Learning-Augmented Facility Location Mechanisms for the Envy Ratio Objective
Haris Aziz, Yuhang Guo, Alexander Lam, Houyu Zhou
TL;DR
This paper advances learning-augmented mechanism design for fairness in one-dimensional facility location by analyzing envy-ratio objectives. It introduces a deterministic α-Bounding Interval Mechanism (α-BIM) with tunable consistency-robustness tradeoffs and proves its optimality within deterministic, anonymous, strategyproof mechanisms, while also deriving a prediction-error parameterized bound. It then resolves open questions for randomized mechanisms without predictions, achieving a 1.8944-approximation with an (α,p)-LRM class and providing a new lower bound of 1.12579, and presents a prediction-aware Bias-Aware Mechanism (BAM) that improves both consistency and robustness. Collectively, the work demonstrates the benefits and limits of predictions in envy-ratio fair mechanisms and offers practical design guidelines for learning-augmented fair facility location systems.
Abstract
The augmentation of algorithms with predictions of the optimal solution, such as from a machine-learning algorithm, has garnered significant attention in recent years, particularly in facility location problems. Moving beyond the traditional focus on utilitarian and egalitarian objectives, we design learning-augmented facility location mechanisms on a line for the envy ratio objective, a fairness metric defined as the maximum ratio between the utilities of any two agents.

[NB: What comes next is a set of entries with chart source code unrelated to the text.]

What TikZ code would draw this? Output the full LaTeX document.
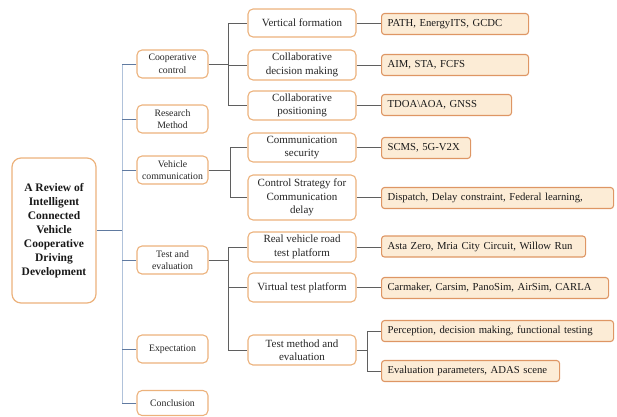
\documentclass[tikz,border=0pt]{standalone}
\usepackage{fontspec}
\setmainfont{Liberation Serif}
\begin{document}
\begin{tikzpicture}[x=1pt,y=-1pt,
  every node/.style={inner sep=1pt},
  rootbox/.style={draw=boxline,fill=white,line width=1.2pt,rounded corners=9pt,
    minimum width=84pt,minimum height=145pt,align=center,
    font=\rmfamily\fontsize{11.5}{14}\selectfont\bfseries,text=black!90},
  lvlone/.style={draw=boxline,fill=white,line width=1.1pt,rounded corners=5pt,
    minimum width=71pt,minimum height=28pt,align=center,
    font=\rmfamily\fontsize{9.8}{12.5}\selectfont,text=black!85},
  lvltwo/.style={draw=boxline,fill=white,line width=1.1pt,rounded corners=5pt,
    minimum width=108pt,align=center,
    font=\rmfamily\fontsize{11}{13.5}\selectfont,text=black!85},
  leaf/.style={draw=leafline,fill=leaffill,line width=1.1pt,rounded corners=3pt,
    minimum height=21pt,anchor=west,align=left,inner xsep=6pt,text width=#1,
    font=\rmfamily\fontsize{10.7}{13}\selectfont,text=black!90},
  trunk/.style={draw=trunkcol,line width=1pt},
  twig/.style={draw=twigcol,line width=1pt},
  branch/.style={draw=branchcol,line width=0.9pt}
]
\definecolor{boxline}{RGB}{236,178,124}
\definecolor{leafline}{RGB}{222,150,100}
\definecolor{leaffill}{RGB}{252,236,214}
\definecolor{trunkcol}{RGB}{176,194,218}
\definecolor{twigcol}{RGB}{96,122,160}
\definecolor{branchcol}{RGB}{95,95,95}

\useasboundingbox (0,0) rectangle (617,416);

% root
\node[rootbox] (root) at (54,230.5) {A Review of\\Intelligent\\Connected\\Vehicle\\Cooperative\\Driving\\Development};

% first level
\node[lvlone] (cc) at (172.5,64) {Cooperative\\control};
\node[lvlone] (rm) at (172.5,119) {Research\\Method};
\node[lvlone] (vc) at (172.5,170) {Vehicle\\communication};
\node[lvlone] (te) at (172.5,260) {Test and\\evaluation};
\node[lvlone] (ex) at (172.5,349) {Expectation};
\node[lvlone,minimum height=25pt] (co) at (172.5,403) {Conclusion};

% second level
\node[lvltwo,minimum height=28pt] (vf)  at (302,23)    {Vertical formation};
\node[lvltwo,minimum height=30pt] (cdm) at (302,65)    {Collaborative\\decision making};
\node[lvltwo,minimum height=29pt] (cp)  at (302,105.5) {Collaborative\\positioning};
\node[lvltwo,minimum height=29pt] (cs)  at (302,147.5) {Communication\\security};
\node[lvltwo,minimum height=45pt] (csc) at (302,197.5) {Control Strategy for\\Communication\\delay};
\node[lvltwo,minimum height=30pt] (rv)  at (302,247)   {Real vehicle road\\test platform};
\node[lvltwo,minimum height=29pt] (vt)  at (302,287.5) {Virtual test platform};
\node[lvltwo,minimum height=30pt] (tm)  at (302,350)   {Test method and\\evaluation};

% third level (text width = box width - 14pt)
\node[leaf=135pt] (l1) at (381,24)    {PATH, EnergyITS, GCDC};
\node[leaf=135pt] (l2) at (381,65)    {AIM, STA, FCFS};
\node[leaf=118pt] (l3) at (381,105)   {TDOA\textbackslash AOA, GNSS};
\node[leaf=77pt]  (l4) at (381,148)   {SCMS, 5G-V2X};
\node[leaf=220pt] (l5) at (381,198)   {Dispatch, Delay constraint, Federal learning,};
\node[leaf=192pt] (l6) at (381,246.5) {Asta Zero, Mria City Circuit, Willow Run};
\node[leaf=215pt] (l7) at (381,288)   {Carmaker, Carsim, PanoSim, AirSim, CARLA};
\node[leaf=220pt] (l8) at (381,331)   {Perception, decision making, functional testing};
\node[leaf=166pt] (l9) at (381,371)   {Evaluation parameters, ADAS scene};

% trunk from the root to the first level
\coordinate (tk) at (122,230.5);
\draw[twig] (root.east) -- (tk);
\draw[trunk] (122,64) -- (122,403);
\foreach \n in {cc,rm,vc,te,ex,co}
  \draw[twig] (\n.west) -- (\n.west -| tk);

% cooperative control branches
\coordinate (bcc) at (228,64);
\draw[branch] (cc.east) -- (bcc);
\draw[branch] (vf.west -| bcc) -- (cp.west -| bcc);
\foreach \n in {vf,cdm,cp}
  \draw[branch] (\n.west -| bcc) -- (\n.west);

% vehicle communication branches
\coordinate (bvc) at (230,170);
\draw[branch] (vc.east) -- (bvc);
\draw[branch] (cs.west -| bvc) -- (csc.west -| bvc);
\foreach \n in {cs,csc}
  \draw[branch] (\n.west -| bvc) -- (\n.west);

% test and evaluation branches
\coordinate (bte) at (228,260);
\draw[branch] (te.east) -- (bte);
\draw[branch] (rv.west -| bte) -- (tm.west -| bte);
\foreach \n in {rv,vt,tm}
  \draw[branch] (\n.west -| bte) -- (\n.west);

% second level to leaves
\draw[branch] (vf.east)  -- (l1.west |- vf.east);
\draw[branch] (cdm.east) -- (l2.west |- cdm.east);
\draw[branch] (cp.east)  -- (l3.west |- cp.east);
\draw[branch] (cs.east)  -- (l4.west |- cs.east);
\draw[branch] (csc.east) -- (l5.west |- csc.east);
\draw[branch] (rv.east)  -- (l6.west |- rv.east);
\draw[branch] (vt.east)  -- (l7.west |- vt.east);

% test method fork
\coordinate (btm) at (367,350);
\draw[branch] (tm.east) -- (btm);
\draw[branch] (l8.west -| btm) -- (l9.west -| btm);
\foreach \n in {l8,l9}
  \draw[branch] (\n.west -| btm) -- (\n.west);
\end{tikzpicture}
\end{document}
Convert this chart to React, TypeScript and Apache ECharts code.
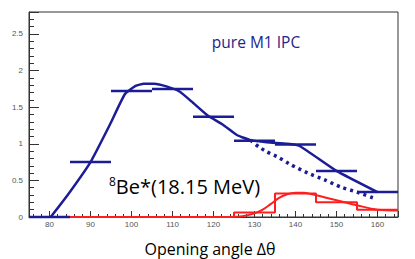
import React, { useEffect, useRef } from "react";
import * as echarts from "echarts";

// Blue histogram bins (centre, value), width 10 degrees
const blueBinCenters = [80, 90, 100, 110, 120, 130, 140, 150, 160];
const blueBinValues = [0, 0.75, 1.72, 1.75, 1.37, 1.04, 0.99, 0.63, 0.34];
const binHalfWidth = 5;

// Blue solid curve
const blueCurveX = [80.3, 84.3, 90, 94.8, 98.4, 101, 103, 105.5, 108.7, 111.8, 115, 118.5, 122.3, 125.7, 129, 133, 138, 141, 150, 160];
const blueCurveY = [0, 0.29, 0.75, 1.27, 1.68, 1.79, 1.82, 1.82, 1.78, 1.71, 1.56, 1.39, 1.26, 1.12, 1.05, 1.02, 1.0, 0.97, 0.63, 0.34];

// Blue dotted curve
const blueDotX = [129, 131, 133, 136, 139, 143, 147, 151, 155, 159.5];
const blueDotY = [1.05, 0.96, 0.89, 0.81, 0.71, 0.6, 0.51, 0.41, 0.34, 0.25];

// Red histogram (bin start edges, value); last point closes the final bin
const redHistX = [75, 125, 135, 145, 155, 165];
const redHistY = [0, 0.06, 0.32, 0.2, 0.1, 0.1];

// Red curve
const redCurveX = [124, 127, 130, 132, 134, 136, 138, 140, 142, 144, 147, 150, 155, 160, 165];
const redCurveY = [0, 0.01, 0.05, 0.1, 0.18, 0.26, 0.31, 0.33, 0.33, 0.31, 0.27, 0.23, 0.16, 0.1, 0.09];

const BLUE = "#1c1c96";
const RED = "#ff1e1e";

const zip = (xs: number[], ys: number[]) => xs.map((x, i) => [x, ys[i]]);

export default function App() {
  const ref = useRef<HTMLDivElement>(null);
  useEffect(() => {
    if (!ref.current) return;
    const chart = echarts.init(ref.current, null, { renderer: "svg" });
    const option: any = {
      animation: false,
      backgroundColor: "#ffffff",
      grid: {
        left: 29,
        top: 12,
        right: 17,
        bottom: 42,
        show: true,
        borderColor: "#333",
        borderWidth: 1,
      },
      xAxis: {
        type: "value",
        min: 75,
        max: 165,
        splitNumber: 9,
        minInterval: 10,
        maxInterval: 10,
        axisLine: { show: true, lineStyle: { color: "#333", width: 1 } },
        axisTick: { show: true, inside: true, length: 6, lineStyle: { color: "#333" } },
        minorTick: { show: true, splitNumber: 5, length: 3, lineStyle: { color: "#333" } },
        splitLine: { show: false },
        axisLabel: {
          showMinLabel: false,
          showMaxLabel: false,
          color: "#555",
          fontSize: 8,
          fontFamily: "Liberation Sans",
          margin: 3,
        },
      },
      yAxis: {
        type: "value",
        min: 0,
        max: 2.8,
        interval: 0.5,
        axisLine: { show: true, lineStyle: { color: "#333", width: 1 } },
        axisTick: { show: true, inside: true, length: 10, lineStyle: { color: "#333" } },
        minorTick: { show: true, splitNumber: 5, length: 5, lineStyle: { color: "#333" } },
        splitLine: { show: false },
        axisLabel: {
          showMaxLabel: false,
          color: "#555",
          fontSize: 8,
          fontFamily: "Liberation Sans",
          margin: 6,
        },
      },
      series: [
        {
          type: "line",
          data: zip(redHistX, redHistY),
          step: "end",
          symbol: "none",
          lineStyle: { color: RED, width: 2 },
          z: 10,
        },
        {
          type: "line",
          data: zip(redCurveX, redCurveY),
          smooth: 0.3,
          symbol: "none",
          lineStyle: { color: RED, width: 2 },
          z: 10,
        },
        {
          type: "custom",
          data: zip(blueBinCenters, blueBinValues),
          renderItem: (params: any, api: any) => {
            const c = api.value(0);
            const v = api.value(1);
            const p1 = api.coord([c - binHalfWidth, v]);
            const p2 = api.coord([c + binHalfWidth, v]);
            return {
              type: "line",
              shape: { x1: p1[0], y1: p1[1], x2: p2[0], y2: p2[1] },
              style: { stroke: BLUE, lineWidth: 2.5 },
            };
          },
          z: 11,
        },
        {
          type: "line",
          data: zip(blueCurveX, blueCurveY),
          smooth: 0.15,
          symbol: "none",
          lineStyle: { color: BLUE, width: 2.5 },
          z: 11,
        },
        {
          type: "line",
          data: zip(blueDotX, blueDotY),
          smooth: 0.2,
          symbol: "none",
          lineStyle: { color: BLUE, width: 3.5, type: [3, 4] },
          z: 11,
        },
      ],
      graphic: [
        {
          type: "text",
          x: 256,
          y: 42,
          style: {
            text: "pure M1 IPC",
            align: "center",
            verticalAlign: "middle",
            fill: "#24248a",
            font: '15.5px "Open Sans"',
          },
        },
        {
          type: "text",
          x: 109,
          y: 186,
          style: {
            text: "{sup|8}{n|Be*(18.15 MeV)}",
            verticalAlign: "middle",
            rich: {
              sup: { fontSize: 12, fontFamily: "Open Sans", fill: "#000", verticalAlign: "top", padding: [0, 0, 9, 0] },
              n: { fontSize: 20, fontFamily: "Open Sans", fill: "#000" },
            },
          },
        },
        {
          type: "text",
          x: 210,
          y: 249,
          style: {
            text: "Opening angle Δθ",
            align: "center",
            verticalAlign: "middle",
            fill: "#000",
            font: '16px "Open Sans"',
          },
        },
      ],
    };
    chart.setOption(option);
    return () => chart.dispose();
  }, []);
  return (
    <div
      ref={ref}
      style={{ position: "fixed", left: 0, top: 0, width: 415, height: 259, background: "#fff" }}
    />
  );
}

For the deterministic setting, we propose a mechanism which utilizes predictions to achieve $α$-consistency and $\fracα{α- 1}$-robustness for a selected parameter $α\in [1,2]$, and prove its optimality. We also resolve open questions raised by Ding et al. [10], devising a randomized mechanism without predictions to improve upon the best-known approximation ratio from $2$ to $1.8944$. Building upon these advancements, we construct a novel randomized mechanism which incorporates predictions to achieve improved performance guarantees.